While the show has been busy parading angry white men with unusual weapons in front of us, the surviving characters haven’t had a moment to mourn their losses. We need to know — just to name one example — how Beth’s death affected Maggie.
***SPOILERS FOR SEASON SEVEN PREMIERE AHEAD***
“The Day Will Come When You Won’t Be” was nothing short of ridiculous. The Walking Dead has built its reputation on the Anyone Can Die trope. We already know that anyone can die, to the extent that that’s even true. So, there was no reason to string it out so long, unless you consider two deaths for the price of one a twist. We weren’t worried that Rick would die, nor probably Daryl or Michonne so, unless one of them was going to wind up with their brains on a bat, the show didn’t actually do anything new.

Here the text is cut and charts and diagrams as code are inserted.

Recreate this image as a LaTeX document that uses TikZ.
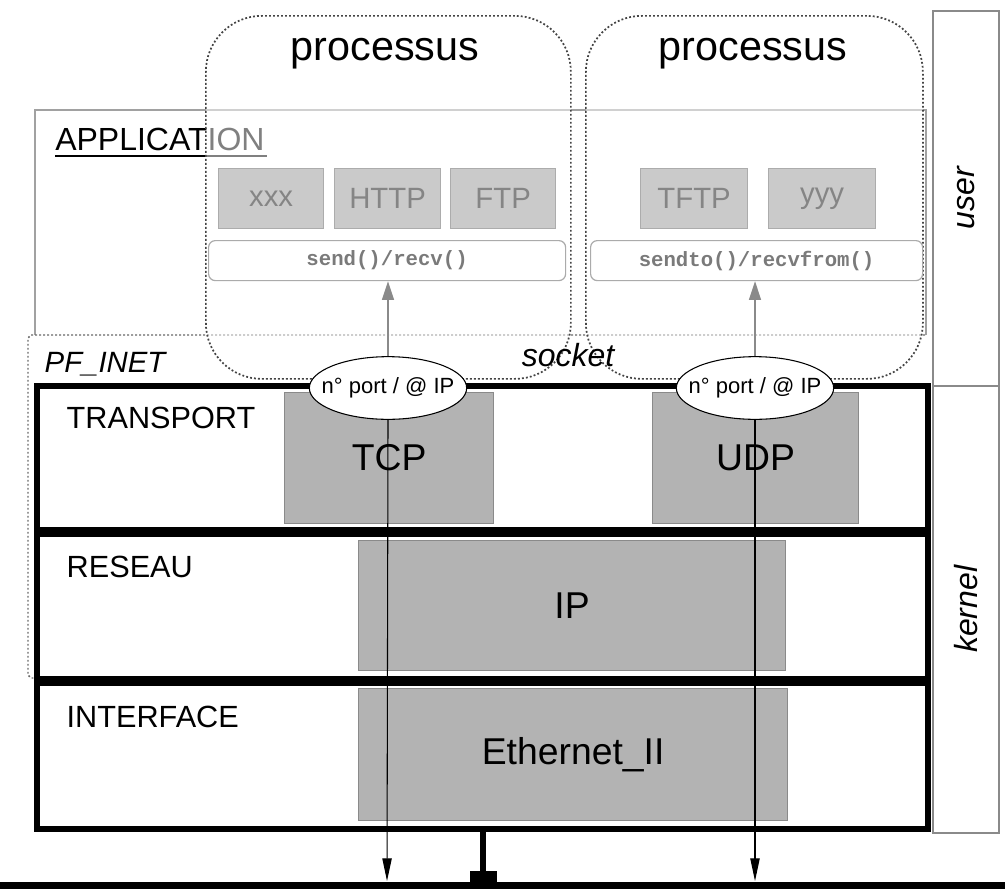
\documentclass[tikz,border=0pt]{standalone}
\usepackage{fontspec}
\setmainfont{Liberation Sans}
\setmonofont{Liberation Mono}
\usetikzlibrary{arrows.meta,shapes.geometric}
\definecolor{boxgray}{HTML}{B3B3B3}
\definecolor{boxline}{HTML}{8A8A8A}
\definecolor{protofill}{HTML}{CACACA}
\definecolor{protoline}{HTML}{ACACAC}
\definecolor{prototext}{HTML}{858585}
\definecolor{apiline}{HTML}{ABABAB}
\definecolor{apitext}{HTML}{7A7A7A}
\definecolor{dotgray}{HTML}{444444}
\begin{document}
\begin{tikzpicture}[x=0.75pt,y=-0.75pt,
  proto/.style={draw=protoline, fill=protofill, line width=0.9pt, text=prototext,
    anchor=north west, inner sep=0pt, minimum height=45pt,
    font=\fontsize{22}{22}\selectfont},
  layerbox/.style={draw=boxline, fill=boxgray, line width=0.9pt, anchor=north west,
    inner sep=0pt, font=\fontsize{28}{28}\selectfont},
  api/.style={draw=apiline, rounded corners=5pt, line width=0.9pt, anchor=north west,
    inner sep=0pt, minimum height=30pt, text=apitext,
    font=\ttfamily\bfseries\fontsize{15.5}{15.5}\selectfont},
  proc/.style={draw=dotgray, dash pattern=on 1.4pt off 1.6pt, line width=1.3pt,
    rounded corners=42pt, fill=white, fill opacity=0.5, anchor=north west,
    inner sep=0pt, minimum height=272.25pt},
  proctitle/.style={anchor=base, font=\fontsize{31}{31}\selectfont},
  layerlabel/.style={anchor=base west, font=\fontsize{23}{23}\selectfont},
  sock/.style={ellipse, draw=black, fill=white, line width=0.8pt, inner xsep=-9pt,
    inner ysep=8pt, minimum width=118pt, minimum height=47pt,
    font=\fontsize{16.5}{16.5}\selectfont},
  side/.style={draw=boxline, line width=1.3pt, anchor=north west, inner sep=0pt,
    minimum width=49.5pt},
  sidetext/.style={rotate=90, font=\itshape\fontsize{24}{24}\selectfont},
  frame/.style={line width=5pt},
  midline/.style={line width=7.5pt},
  uparrow/.style={draw=boxline, line width=1pt, -{Triangle[length=14pt,width=9pt]}},
  downarrow/.style={draw=black, line width=0.8pt, -{Triangle[length=17pt,width=7pt]}},
]
\useasboundingbox (0,0) rectangle (1005,889);

% user / kernel side boxes
\node[side, minimum height=281.25pt] (user) at (932,10) {};
\node[side, minimum height=335.25pt] (kernel) at (932,385) {};
\node[sidetext] at (user.center) {user};
\node[sidetext] at (kernel.center) {kernel};

% application box
\draw[draw=boxline!80, line width=1.1pt] (35,335) -- (35,110) -- (926,110) -- (926,335);
\node[anchor=base west, font=\fontsize{24}{24}\selectfont, inner sep=0pt] (app) at (55,150) {APPLICATION};
\draw[line width=1.6pt] (55,156) -- (267,156);

% PF_INET dotted box
\draw[draw=dotgray!80, dash pattern=on 1.4pt off 1.6pt, line width=1.1pt]
  (925,335) -- (31,335) -- (28,338) -- (28,675) -- (31,678) -- (60,678);
\node[layerlabel, font=\itshape\fontsize{22}{22}\selectfont] (pfinet) at (40,372) {PF\_INET};

% process boxes (semi transparent)
\node[proc, minimum width=273.75pt] (proc1) at (205,15) {};
\node[proc, minimum width=252.75pt] (proc2) at (585,15) {};
\node[proctitle] (t1) at (385,60) {processus};
\node[proctitle] (t2) at (753,60) {processus};

% application protocols
\node[proto, minimum width=78.75pt] (xxx) at (218,168) {xxx};
\node[proto, minimum width=79.5pt] (http) at (334,168) {HTTP};
\node[proto, minimum width=78.75pt] (ftp) at (450,168) {FTP};
\node[proto, minimum width=80.25pt] (tftp) at (640,168) {TFTP};
\node[proto, minimum width=80.25pt] (yyy) at (768,168) {yyy};

% API boxes
\node[api, minimum width=267.75pt] (send) at (208,240) {send()/recv()};
\node[api, minimum width=249pt] (sendto) at (590,240) {sendto()/recvfrom()};

\node[anchor=base, font=\itshape\fontsize{24}{24}\selectfont] (socket) at (568,366) {socket};

% kernel layers
\node[layerbox, minimum width=156.75pt, minimum height=98.25pt] (tcp) at (284,392) {TCP};
\node[layerbox, minimum width=154.5pt, minimum height=98.25pt] (udp) at (652,392) {UDP};
\node[layerbox, minimum width=320.25pt, minimum height=97.5pt] (ip) at (358,540) {IP};
\node[layerbox, minimum width=321.75pt, minimum height=99pt] (eth) at (358,688) {Ethernet\_II};

\draw[frame] (37,386) rectangle (928,829);
\draw[midline] (37,532) -- (928,532);
\draw[midline] (37,681) -- (928,681);

\node[layerlabel] (transport) at (62,428) {TRANSPORT};
\node[layerlabel] (reseau) at (62,577) {RESEAU};
\node[layerlabel] (interface) at (62,727) {INTERFACE};

% bus
\coordinate (stemtop) at (483,829);
\coordinate (stembot) at (483,876);
\draw[line width=5.5pt] (0,885.5) -- (1005,885.5);
\draw[line width=4.5pt] (stemtop) -- (stembot);
\fill (470,871) rectangle (497,884);

% sockets
\node[sock] (s1) at (388,388) {n° port / @ IP};
\node[sock] (s2) at (755,388) {n° port / @ IP};

\draw[uparrow] (s1.north) -- (send.south -| s1.north);
\draw[uparrow] (s2.north) -- (sendto.south -| s2.north);

\coordinate (b1) at (387,881);
\coordinate (b2) at (755,881);
\draw[downarrow] (s1.south) -- (b1);
\draw[downarrow] (s2.south) -- (b2);
\end{tikzpicture}
\end{document}
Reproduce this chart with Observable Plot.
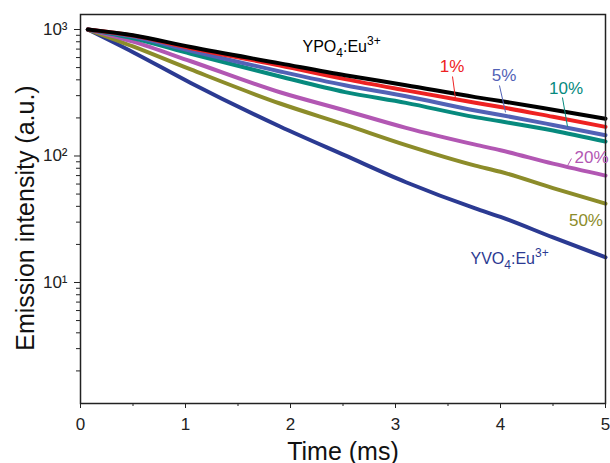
<!DOCTYPE html>
<html><head><meta charset="utf-8">
<script src="https://cdn.jsdelivr.net/npm/d3@7"></script>
<script src="https://cdn.jsdelivr.net/npm/@observablehq/plot@0.6"></script>
<style>body{margin:0;background:#fff;}</style>
</head><body><div id="chart"></div>
<script>
// Time axis (ms)
const time = [0.07, 0.5, 1.05, 1.9, 2.52, 3.1, 3.76, 4.0, 4.5, 5.0];
// Emission intensity (a.u.) per sample
const yvo4 = [1000, 662, 378, 171, 101, 62, 38.5, 33, 22.7, 15.8];
const pct50 = [1000, 735, 483, 260, 177, 122, 84, 75, 55.7, 42];
const pct20 = [1000, 802, 561, 319, 229, 167, 123, 111, 87, 70];
const pct10 = [1000, 853, 643, 425, 320, 263, 203, 188, 159, 130];
const pct5 = [1000, 878, 680, 466, 362, 297, 229, 211, 176, 146];
const pct1 = [1000, 895, 710, 520, 405, 330, 264, 244, 204, 170];
const ypo4 = [1000, 900, 727, 540, 435, 363, 292, 272, 232, 197];

const seriesNames = ["YVO4:Eu3+", "50%", "20%", "10%", "5%", "1%", "YPO4:Eu3+"];
const seriesValues = [yvo4, pct50, pct20, pct10, pct5, pct1, ypo4];
const seriesColors = ["#2b3a92", "#8c8c2a", "#b257b3", "#078a7e", "#5262b6", "#ee2222", "#000000"];

const xMajor = [0, 1, 2, 3, 4, 5];
const xMinor = [0.5, 1.5, 2.5, 3.5, 4.5];
const yMajor = [10, 100, 1000];
const yMinor = [2,3,4,5,6,7,8,9,20,30,40,50,60,70,80,90,200,300,400,500,600,700,800,900];
const sup = {1: "\u00b9", 2: "\u00b2", 3: "\u00b3"};

// annotation labels (data coordinates)
const labelText = ["YPO4:Eu3+", "1%", "5%", "10%", "20%", "50%", "YVO4:Eu3+"];
const labelT = [2.114, 3.538, 4.033, 4.624, 4.867, 4.814, 3.714];
const labelV = [734, 514, 429, 339, 98, 30.9, 15.5];
const labelColor = ["#000000", "#ee2222", "#5262b6", "#078a7e", "#b257b3", "#8c8c2a", "#2b3a92"];
const labelAnchor = ["start", "middle", "middle", "middle", "middle", "middle", "start"];

// leader lines
const leaderT1 = [3.543, 3.990, 4.590, 4.676];
const leaderV1 = [425, 361, 290, 95.5];
const leaderT2 = [3.571, 4.048, 4.638, 4.629];
const leaderV2 = [285, 221, 171, 81];
const leaderColor = ["#ee2222", "#5262b6", "#078a7e", "#b257b3"];

const lineMarks = seriesNames.map((name, i) =>
  Plot.line(time.map((t, j) => ({t, v: seriesValues[i][j]})),
    {x: "t", y: "v", stroke: seriesColors[i], strokeWidth: 4, strokeLinejoin: "round", strokeLinecap: "round", curve: "monotone-x"}));

const labels = labelText.map((text, i) => ({text, t: labelT[i], v: labelV[i], color: labelColor[i], anchor: labelAnchor[i]}));
const leaders = leaderT1.map((t1, i) => ({t1, v1: leaderV1[i], t2: leaderT2[i], v2: leaderV2[i], color: leaderColor[i]}));

const chart = Plot.plot({
  width: 610, height: 463,
  marginLeft: 80, marginRight: 5, marginTop: 14, marginBottom: 60,
  style: {fontFamily: "'Liberation Sans', Arial, sans-serif", fontSize: "17px", color: "#222", background: "#fff"},
  x: {domain: [0, 5]},
  y: {type: "log", domain: [1.105, 1314]},
  color: {type: "identity"},
  marks: [
    ...lineMarks,
    Plot.frame({stroke: "#222", strokeWidth: 1.5}),
    Plot.axisX({ticks: xMajor, tickSize: 5, tickPadding: 9, tickFormat: d => String(d), label: null, fontSize: 17}),
    Plot.axisX({ticks: xMinor, tickSize: 3, tickFormat: () => "", label: null}),
    Plot.axisY({ticks: yMajor, tickSize: 6, tickPadding: 7, tickFormat: d => "10" + sup[Math.round(Math.log10(d))], label: null, fontSize: 17}),
    Plot.axisY({ticks: yMinor, tickSize: 4, tickFormat: () => "", label: null}),
    Plot.text(["Time (ms)"], {frameAnchor: "bottom", lineAnchor: "middle", textAnchor: "middle", dy: 48, fontSize: 25, fill: "#111"}),
    Plot.text(["Emission intensity (a.u.)"], {frameAnchor: "left", textAnchor: "middle", lineAnchor: "middle", rotate: -90, dx: -55, dy: 9, fontSize: 25, fill: "#111"}),
    Plot.link(leaders, {x1: "t1", y1: "v1", x2: "t2", y2: "v2", stroke: "color", strokeWidth: 1}),
    Plot.text(labels.filter(d => d.anchor === "start"), {x: "t", y: "v", text: "text", fill: "color", textAnchor: "start", fontSize: 16}),
    Plot.text(labels.filter(d => d.anchor === "middle"), {x: "t", y: "v", text: "text", fill: "color", textAnchor: "middle", fontSize: 17})
  ]
});

const NS = "http://www.w3.org/2000/svg";
chart.querySelectorAll("text").forEach(el => {
  const m = el.textContent.match(/^(Y[PV]O)4:Eu3\+$/);
  if (!m) return;
  el.textContent = "";
  const parts = [
    {s: m[1]},
    {s: "4", dy: 5, size: 12},
    {s: ":Eu", dy: -5},
    {s: "3+", dy: -7, size: 12}
  ];
  parts.forEach(p => {
    const ts = document.createElementNS(NS, "tspan");
    ts.textContent = p.s;
    if (p.dy) ts.setAttribute("dy", p.dy);
    if (p.size) ts.setAttribute("font-size", p.size);
    el.appendChild(ts);
  });
});

document.getElementById("chart").appendChild(chart);
</script>
</body></html>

Dragging out Neegan’s torture-fest and showing us broken, bloody bodies with eyeballs hanging out doesn’t prove the show “isn’t afraid to go there.” It just proves it has no place to go.
One sliver of hope remains: Maggie and Glenn’s baby. We got a couple of sad, yet ultimately forward-looking moments when Maggie declared her intention to go on. Yet, why even bother at this point? If the show continues at this pace, and there’s no reason to anticipate a u-turn, our characters are going to get pounded on, literally as much as psychologically, for many episodes to come.
The Walking Dead features some amazing actors who can portray emotions beyond “terrified” and “devastated.” They’ve used writers who can give us much more as well. Instead, its producers seem to believe that all audiences want to is to learn how much gore basic cable can tolerate.